It was never my intention to teach. Immersed in the influence of hometown greats such as Dr. Isaac Greggs, Wynton and Branford Marsalis, Terrence Blanchard and Alvin Baptiste as a young musician, teaching wasn’t first on my list of accomplishments. I would say that the middle school teacher that taught me to play the trumpet saved my life. I should have known at that time that a passion for sharing, mentoring and inspiring would eventually guide me to where I am today.
I believe that in order to teach the student, you must first be the student. I always say that I learn something from every student that walks through my door. That’s because in order for me to teach them in the most effective way possible, I must learn so many things about them. I must learn why they chose to play their instrument. I must learn what kind of education they had prior to coming to me. I must learn the impact to their lives of where they live and the experiences they’ve had. Most importantly, I must learn how they learn. Which intelligence do they rely on most for learning? My experiences as a college instructor these last eleven years have taught me that millennial students tend to be highly visual. Their immersion in digital media and high technology communication sometimes makes the older, tried and true methods of instruction ineffective. Add to that the added complexity that may exist because of differing learning styles and teaching can become a different experience each day. I tend to see the bright side in that it keeps me on my toes because I can never be boring or unable to engage in the classroom or the studio. I enjoy learning new ways to reach my students. I enjoy utilizing technology in the classroom because it’s something we can all learn together, thereby increasing learning outcomes because of the collaborative learning environment. From most accounts, I would say that my students appreciate the individual attention they get in an environment that can be expansive, impersonal and intimidating.

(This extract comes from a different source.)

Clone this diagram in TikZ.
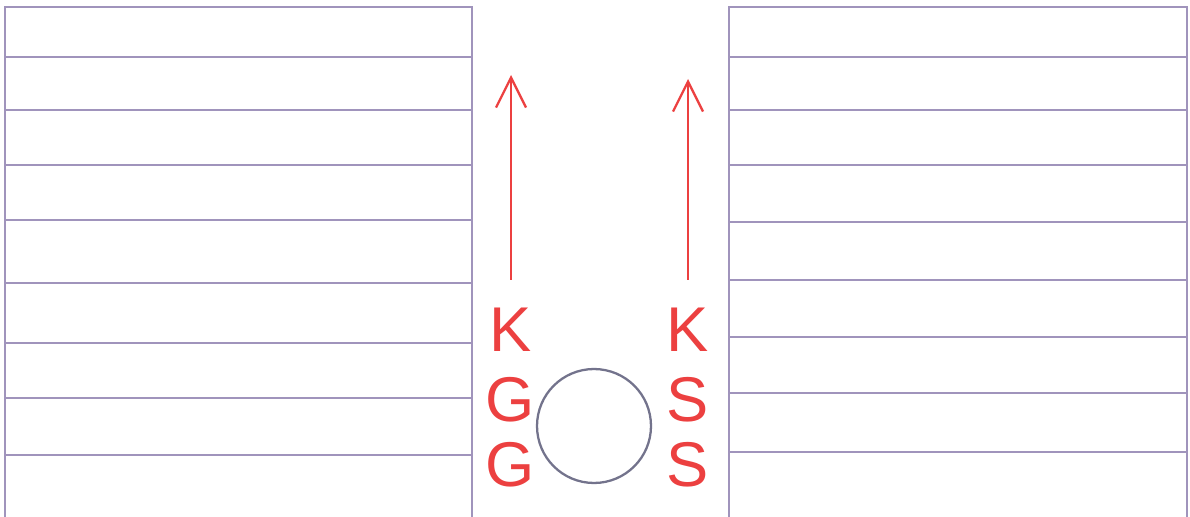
\documentclass[tikz,border=0pt]{standalone}
\usepackage{fontspec}
\setmainfont{Liberation Sans}
\usetikzlibrary{arrows.meta}
\definecolor{pen}{RGB}{236,64,64}
\definecolor{ink}{RGB}{160,148,188}
\begin{document}
\begin{tikzpicture}[
  x=0.02cm,y=-0.02cm,
  block/.style={draw=ink,line width=1.2pt},
  stripe/.style={ink,line width=1pt},
  letter/.style={pen,font=\fontsize{36}{36}\selectfont,inner sep=0pt},
  push/.style={-{Straight Barb[length=6mm,width=6mm]},pen,line width=1.3pt,shorten <=16pt},
  hole/.style={draw=gray!90!blue,line width=1.3pt,circle,minimum size=2.28cm,inner sep=0pt}
]
  \useasboundingbox (0,0) rectangle (1190,517);

  % the two blocks
  \draw[block] (5,518) -- (5,7) -- (472,7) -- (472,518);
  \draw[block] (729,518) -- (729,7) -- (1187,7) -- (1187,518);
  \foreach \y in {57,110,165,220,283,343,398,455}{
    \draw[stripe] (5,\y) -- (472,\y);
  }
  \foreach \y in {57,110,165,222,280,337,393,452}{
    \draw[stripe] (729,\y) -- (1187,\y);
  }

  % labels
  \node[letter] (kL) at (511,330) {K};
  \node[letter] (gA) at (510,400) {G};
  \node[letter] (gB) at (510,465) {G};
  \node[letter] (kR) at (688,330) {K};
  \node[letter] (sA) at (688,400) {S};
  \node[letter] (sB) at (688,465) {S};

  % the gap
  \node[hole] (ball) at (594,426) {};

  % arrows
  \coordinate (tipL) at (511,75);
  \coordinate (tipR) at (688,79);
  \draw[push] (kL.north) -- (tipL);
  \draw[push] (kR.north) -- (tipR);
\end{tikzpicture}
\end{document}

Because I get a wide range of proficiency levels with my music students, I believe and I teach that education is more than knowledge. It is mostly motivation. My goal is to get each student to comprehend or perform at a level where they can feel as if they are as accomplished as the most accomplished in my class. With my many ensembles I am charged with instilling the motivation in each student that allows individuals to play as a unit. Without this motivation, any student from the worst to the best will find it difficult to exceed their current capabilities.
Finally, I always stress to my students that the knowledge they have, or don’t have, will ultimately come out of the bell of their instrument. I am not only referring to knowledge of music, but knowledge of life. As an instructor of music appreciation and music history, I strive to instill in my students the desire to learn as much as they can about the history of the world and how music was influenced by the times. I am not simply building the next generation of musicians but the next generation of historians. Ultimately, the best musicians are able to tell stories through the music the play. Thus, the more they know, the better they play.